As the Arctic sea ice retreats, shipping routes like the Northern Sea Route are becoming more viable. Commercial operators use forward-looking sonars (FLS) on ice-strengthened vessels to detect submerged ice and shallow hazards. The oil and gas industry conducts seismic surveys to map subsurface geology, but conventional streamer systems are vulnerable to ice. Towed array sonars with ice-protected streamers and air-gun arrays are now designed for partial ice coverage. A 2022 survey in the Barents Sea successfully acquired 3D seismic data despite 40% ice cover using a combination of ice management vessels and specialized sonar equipment.

Future Directions

The evolution of polar sonar technology is accelerating, driven by climate change, increased human activity, and advances in computation.

Machine Learning for Target Classification

Convolutional neural networks (CNNs) trained on synthetic and measured sonar images can distinguish ice ridges from wrecks or pipelines with high accuracy. Several research groups are developing open-source datasets from Arctic experiments.

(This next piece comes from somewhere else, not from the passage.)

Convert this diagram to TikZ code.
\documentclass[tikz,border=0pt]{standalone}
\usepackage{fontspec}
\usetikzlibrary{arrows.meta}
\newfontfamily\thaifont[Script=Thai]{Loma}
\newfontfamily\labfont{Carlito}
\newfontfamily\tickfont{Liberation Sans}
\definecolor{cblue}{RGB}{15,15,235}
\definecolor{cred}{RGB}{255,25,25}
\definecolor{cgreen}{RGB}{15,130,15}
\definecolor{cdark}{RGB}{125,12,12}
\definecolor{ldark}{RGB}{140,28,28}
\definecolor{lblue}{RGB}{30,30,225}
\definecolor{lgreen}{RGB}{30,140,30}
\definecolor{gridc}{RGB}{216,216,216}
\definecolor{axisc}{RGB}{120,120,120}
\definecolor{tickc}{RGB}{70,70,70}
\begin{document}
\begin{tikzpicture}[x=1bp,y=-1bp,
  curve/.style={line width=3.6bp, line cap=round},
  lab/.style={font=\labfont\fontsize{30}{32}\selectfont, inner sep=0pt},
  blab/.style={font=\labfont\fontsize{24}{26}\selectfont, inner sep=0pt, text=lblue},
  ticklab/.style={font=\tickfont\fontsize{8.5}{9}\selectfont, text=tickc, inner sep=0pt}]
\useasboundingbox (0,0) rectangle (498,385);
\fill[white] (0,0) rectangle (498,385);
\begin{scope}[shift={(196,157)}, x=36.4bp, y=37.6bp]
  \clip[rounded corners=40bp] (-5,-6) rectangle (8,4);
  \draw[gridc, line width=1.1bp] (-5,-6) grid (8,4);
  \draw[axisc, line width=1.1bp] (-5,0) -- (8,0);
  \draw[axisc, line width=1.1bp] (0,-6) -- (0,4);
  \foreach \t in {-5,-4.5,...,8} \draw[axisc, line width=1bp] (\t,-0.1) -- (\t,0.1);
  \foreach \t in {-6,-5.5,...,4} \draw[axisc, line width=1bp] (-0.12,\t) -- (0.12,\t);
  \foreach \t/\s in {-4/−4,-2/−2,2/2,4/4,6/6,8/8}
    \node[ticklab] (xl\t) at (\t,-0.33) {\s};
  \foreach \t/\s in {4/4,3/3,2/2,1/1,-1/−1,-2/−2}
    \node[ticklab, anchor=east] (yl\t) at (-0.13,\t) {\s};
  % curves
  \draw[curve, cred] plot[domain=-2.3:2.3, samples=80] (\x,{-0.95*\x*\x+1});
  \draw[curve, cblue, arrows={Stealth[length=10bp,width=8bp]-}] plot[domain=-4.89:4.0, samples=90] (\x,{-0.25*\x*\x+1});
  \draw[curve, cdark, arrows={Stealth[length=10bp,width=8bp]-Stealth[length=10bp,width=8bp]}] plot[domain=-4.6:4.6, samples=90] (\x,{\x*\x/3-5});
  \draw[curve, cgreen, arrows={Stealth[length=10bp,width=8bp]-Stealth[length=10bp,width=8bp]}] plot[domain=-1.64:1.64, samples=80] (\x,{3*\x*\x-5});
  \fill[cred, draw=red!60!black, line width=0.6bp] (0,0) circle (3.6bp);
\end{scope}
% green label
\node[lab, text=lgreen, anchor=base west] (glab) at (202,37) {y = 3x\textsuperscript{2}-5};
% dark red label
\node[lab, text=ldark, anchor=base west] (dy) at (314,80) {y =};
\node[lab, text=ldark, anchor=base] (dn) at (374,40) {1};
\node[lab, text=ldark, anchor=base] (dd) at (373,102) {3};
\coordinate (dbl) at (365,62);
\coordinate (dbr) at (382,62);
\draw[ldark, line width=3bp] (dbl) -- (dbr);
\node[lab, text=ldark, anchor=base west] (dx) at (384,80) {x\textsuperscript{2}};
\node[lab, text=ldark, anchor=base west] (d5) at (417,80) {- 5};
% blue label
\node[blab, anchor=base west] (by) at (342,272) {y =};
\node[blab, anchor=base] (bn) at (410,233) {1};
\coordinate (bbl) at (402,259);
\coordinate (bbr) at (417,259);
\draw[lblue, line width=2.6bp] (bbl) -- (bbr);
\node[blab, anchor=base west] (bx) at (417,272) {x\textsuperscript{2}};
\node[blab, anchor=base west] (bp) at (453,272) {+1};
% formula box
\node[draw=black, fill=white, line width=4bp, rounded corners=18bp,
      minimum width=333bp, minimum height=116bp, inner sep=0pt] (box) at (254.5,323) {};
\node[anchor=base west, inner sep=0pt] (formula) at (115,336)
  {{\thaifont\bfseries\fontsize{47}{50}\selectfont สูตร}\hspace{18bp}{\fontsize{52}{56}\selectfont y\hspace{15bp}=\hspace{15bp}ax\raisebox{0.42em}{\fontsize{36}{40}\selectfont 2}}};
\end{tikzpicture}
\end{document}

In the next decade, AUVs could autonomously classify sonar targets without human intervention, dramatically improving survey efficiency.

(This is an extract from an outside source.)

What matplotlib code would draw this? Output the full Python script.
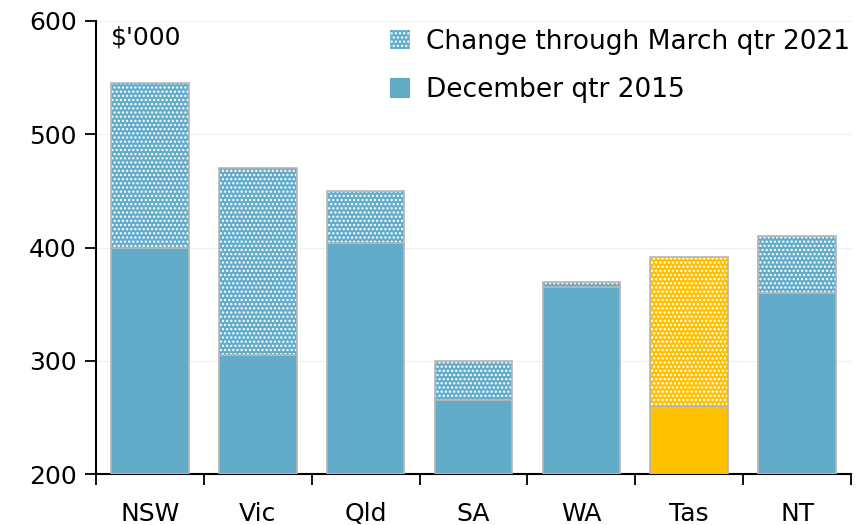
import numpy as np
import matplotlib
matplotlib.use("Agg")
import matplotlib.pyplot as plt
from matplotlib.patches import Patch

# datos
estados = ['NSW', 'Vic', 'Qld', 'SA', 'WA', 'Tas', 'NT']
dic_2015 = [400, 305, 404, 265, 365, 260, 360]
mar_2021 = [545, 470, 450, 300, 370, 392, 410]

azul = '#62acca'
amarillo = '#ffc000'
colores = [azul, azul, azul, azul, azul, amarillo, azul]

plt.rcParams['font.family'] = ['DejaVu Sans']
plt.rcParams['hatch.linewidth'] = 1.1

fig = plt.figure(figsize=(8.6, 5.25), dpi=100)
ax = fig.add_axes([0.1116, 0.097, 0.878, 0.863])

x = np.arange(len(estados))
cambio = np.array(mar_2021) - np.array(dic_2015)
base_y = 200

# base
ax.bar(x, np.array(dic_2015) - base_y, bottom=base_y, width=0.72, color=colores,
       edgecolor='#b5b5b5', linewidth=1.2, zorder=3)
# cambio punteado (hatch blanco)
ax.bar(x, cambio, bottom=dic_2015, width=0.72, color=colores,
       edgecolor='white', hatch='....', linewidth=0, zorder=3)
ax.bar(x, cambio, bottom=dic_2015, width=0.72, fill=False,
       edgecolor='#b5b5b5', linewidth=1.2, zorder=4)

ax.set_ylim(200, 600)
ax.set_xlim(-0.5, len(estados) - 0.5)
ax.set_yticks([200, 300, 400, 500, 600])
ax.yaxis.grid(True, color='#efefef', linewidth=0.8, zorder=0)
ax.set_axisbelow(True)

ax.set_xticks(x)
ax.set_xticklabels(estados)
ax.set_xticks(np.arange(-0.5, len(estados), 1), minor=True)
ax.tick_params(axis='x', which='major', length=0, pad=20, labelsize=18)
ax.tick_params(axis='x', which='minor', length=8, width=1.3, direction='out')
ax.tick_params(axis='y', length=8, width=1.3, labelsize=18, pad=6)

for s in ['top', 'right']:
    ax.spines[s].set_visible(False)
for s in ['left', 'bottom']:
    ax.spines[s].set_linewidth(1.5)

ax.text(0.02, 0.99, "$'000", transform=ax.transAxes, fontsize=18, va='top', ha='left')

h1 = Patch(facecolor=azul, edgecolor='white', hatch='....', linewidth=0)
h2 = Patch(facecolor=azul, edgecolor='none')
ax.legend([h1, h2], ['Change through March qtr 2021', 'December qtr 2015'],
          loc='upper right', bbox_to_anchor=(1.03, 1.035), frameon=False, fontsize=19,
          handlelength=0.75, handleheight=0.75, handletextpad=0.6, labelspacing=0.85)

fig.savefig('out.png', dpi=100)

Low-Power, Broadband Sonars

New transducer materials allow broadband transmission from 1–50 kHz, enabling simultaneous high-resolution imaging and long-range detection. These sonars consume less power, making them ideal for long-duration AUV missions. Companies like Kongsberg and Teledyne are fielding next-generation systems designed for polar operations.

Integration with Satellite Remote Sensing

Real-time satellite data on ice motion and thickness can be fed into sonar processing algorithms to subtract ice-clutter signatures. The upcoming NASA/CSA Arctic RADARSAT constellation will provide daily updates, allowing sonar operators to plan transects through areas with minimal ice interference.

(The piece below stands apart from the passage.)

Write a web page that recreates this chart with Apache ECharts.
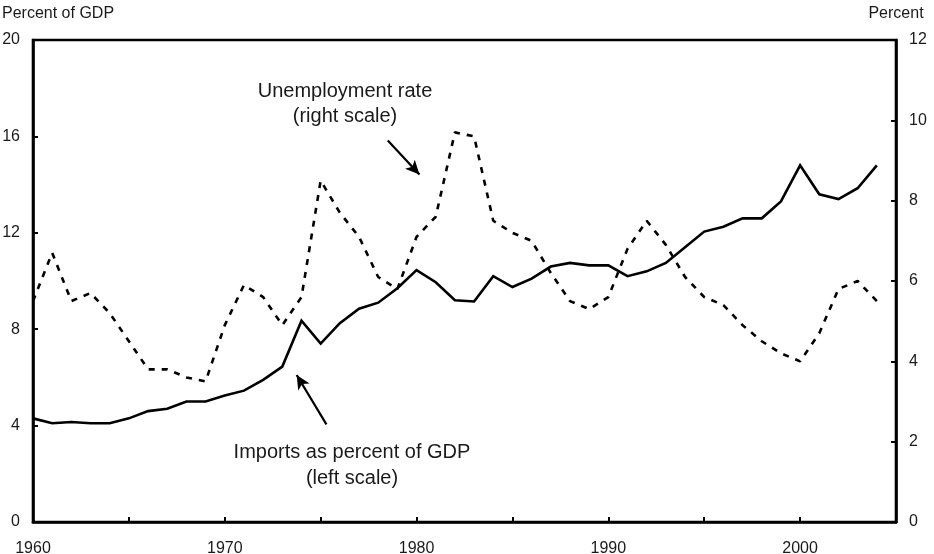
<!DOCTYPE html>
<html>
<head>
<meta charset="utf-8">
<script src="https://cdn.jsdelivr.net/npm/echarts@6/dist/echarts.min.js"></script>
<style>
html,body{margin:0;padding:0;background:#fff;}
#chart{width:934px;height:554px;}
</style>
</head>
<body>
<div id="chart"></div>
<script>
var years = [];
for (var y = 1960; y <= 2004; y++) years.push(y);

var importsPct = [4.3, 4.1, 4.15, 4.1, 4.1, 4.3, 4.6, 4.7, 5.0, 5.0, 5.25, 5.45, 5.9, 6.45, 8.35,
  7.4, 8.25, 8.85, 9.1, 9.7, 10.45, 9.95, 9.2, 9.15, 10.2, 9.75, 10.1, 10.6, 10.75, 10.65,
  10.65, 10.2, 10.4, 10.75, 11.4, 12.05, 12.25, 12.6, 12.6, 13.3, 14.8, 13.6, 13.4, 13.85, 14.8];

var unemployment = [5.5, 6.7, 5.5, 5.7, 5.2, 4.5, 3.8, 3.8, 3.6, 3.5, 4.9, 5.9, 5.6, 4.9, 5.6,
  8.5, 7.7, 7.1, 6.1, 5.8, 7.1, 7.6, 9.7, 9.6, 7.5, 7.2, 7.0, 6.2, 5.5, 5.3,
  5.6, 6.8, 7.5, 6.9, 6.1, 5.6, 5.4, 4.9, 4.5, 4.2, 4.0, 4.7, 5.8, 6.0, 5.5];

var xLabelYears = [1960, 1970, 1980, 1990, 2000];
var leftTicks = [0, 4, 8, 12, 16, 20];
var rightTicks = [0, 2, 4, 6, 8, 10, 12];

var leftName = 'Percent of GDP';
var rightName = 'Percent';
var unempText = ['Unemployment rate', '(right scale)'];
var importsText = ['Imports as percent of GDP', '(left scale)'];

// annotation arrows in data coordinates [year, value]
var unempArrow = [[1978.5, 9.5], [1980.15, 8.65]];
var importsArrow = [[1975.3, 4.05], [1973.75, 6.1]];

var FONT = '"Liberation Sans", Arial, sans-serif';
var TXT = '#1a1a1a';

function pairs(xs, vs) { return xs.map(function (x, i) { return [x, vs[i]]; }); }

var chart = echarts.init(document.getElementById('chart'), null, {renderer: 'canvas'});

var axisCommon = {
  axisLine: {show: true, lineStyle: {color: '#000', width: 2.6}},
  axisTick: {show: true, inside: true, length: 5, lineStyle: {color: '#000', width: 2}},
  splitLine: {show: false},
  axisLabel: {color: TXT, fontFamily: FONT, fontSize: 16}
};

function label(text, x, y) {
  return {type: 'text', x: x, y: y, silent: true,
    style: {text: text, font: '20px ' + FONT, fill: TXT, align: 'center', verticalAlign: 'middle',
      textAlign: 'center', textVerticalAlign: 'middle'}};
}

chart.setOption({
  backgroundColor: '#fff',
  animation: false,
  grid: {left: 33, right: 38, top: 40, bottom: 32, containLabel: false, outerBoundsMode: 'none',
    show: true, borderColor: '#000', borderWidth: 2.6, backgroundColor: 'transparent'},
  xAxis: Object.assign({}, axisCommon, {
    type: 'value', min: 1960, max: 2005, interval: 5,
    axisLabel: Object.assign({}, axisCommon.axisLabel, {
      margin: 19,
      formatter: function (v) { return xLabelYears.indexOf(v) >= 0 ? String(v) : ''; }
    })
  }),
  yAxis: [
    Object.assign({}, axisCommon, {
      type: 'value', min: leftTicks[0], max: leftTicks[leftTicks.length - 1], interval: 4, position: 'left',
      axisLabel: Object.assign({}, axisCommon.axisLabel, {margin: 13}),
      name: leftName, nameLocation: 'end', nameGap: 18,
      nameTextStyle: {color: TXT, fontFamily: FONT, fontSize: 16, align: 'left', padding: [0, 0, 0, -31]}
    }),
    Object.assign({}, axisCommon, {
      type: 'value', min: rightTicks[0], max: rightTicks[rightTicks.length - 1], interval: 2, position: 'right',
      axisLabel: Object.assign({}, axisCommon.axisLabel, {margin: 13}),
      name: rightName, nameLocation: 'end', nameGap: 18,
      nameTextStyle: {color: TXT, fontFamily: FONT, fontSize: 16, align: 'center'}
    })
  ],
  series: [
    {
      name: 'Imports as percent of GDP', type: 'line', yAxisIndex: 0,
      data: pairs(years, importsPct), showSymbol: false, symbol: 'none',
      lineStyle: {color: '#000', width: 2.6, join: 'miter'},
      z: 3,
      markLine: {
        silent: true, symbol: ['none', 'arrow'], symbolSize: [10, 14],
        label: {show: false},
        lineStyle: {color: '#000', width: 2.2, type: 'solid'},
        data: [[{coord: importsArrow[0]}, {coord: importsArrow[1]}]]
      }
    },
    {
      name: 'Unemployment rate', type: 'line', yAxisIndex: 1,
      data: pairs(years, unemployment), showSymbol: false, symbol: 'none',
      lineStyle: {color: '#000', width: 2.6, type: [6, 7]},
      z: 2,
      markLine: {
        silent: true, symbol: ['none', 'arrow'], symbolSize: [10, 14],
        label: {show: false},
        lineStyle: {color: '#000', width: 2.2, type: 'solid'},
        data: [[{coord: unempArrow[0]}, {coord: unempArrow[1]}]]
      }
    }
  ],
  graphic: [
    label(unempText[0], 345, 91),
    label(unempText[1], 345, 116),
    label(importsText[0], 352, 452),
    label(importsText[1], 352, 478)
  ]
});
</script>
</body>
</html>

International Collaboration and Standards

Under the UN Convention on the Law of the Sea, nations are mapping extended continental shelves in the Arctic. This requires multinational sonar surveys under challenging conditions. The Arctic Council's working groups and organizations like the International Hydrographic Organization promote best practices for polar sonar operations, including ice avoidance, data quality control, and safety.

Conclusion

Sonar operation in polar marine environments remains one of the most demanding acoustical challenges. The combination of ice cover, extreme cold, and complex sound propagation requires specialized hardware, adaptive signal processing, and flexible operational strategies. Yet the need for reliable sonar data has never been greater—for understanding rapid climate change, ensuring safe navigation in newly opened waters, and protecting national security interests in the high north. Through continued investment in resilient sonar systems, autonomous platforms, and intelligent data analysis, operators are steadily overcoming the obstacles presented by the frozen seas. The future of polar sonar is one of enhanced autonomy, greater resolution, and deeper integration with other sensing modalities, promising to unlock the secrets of Earth's last frontiers.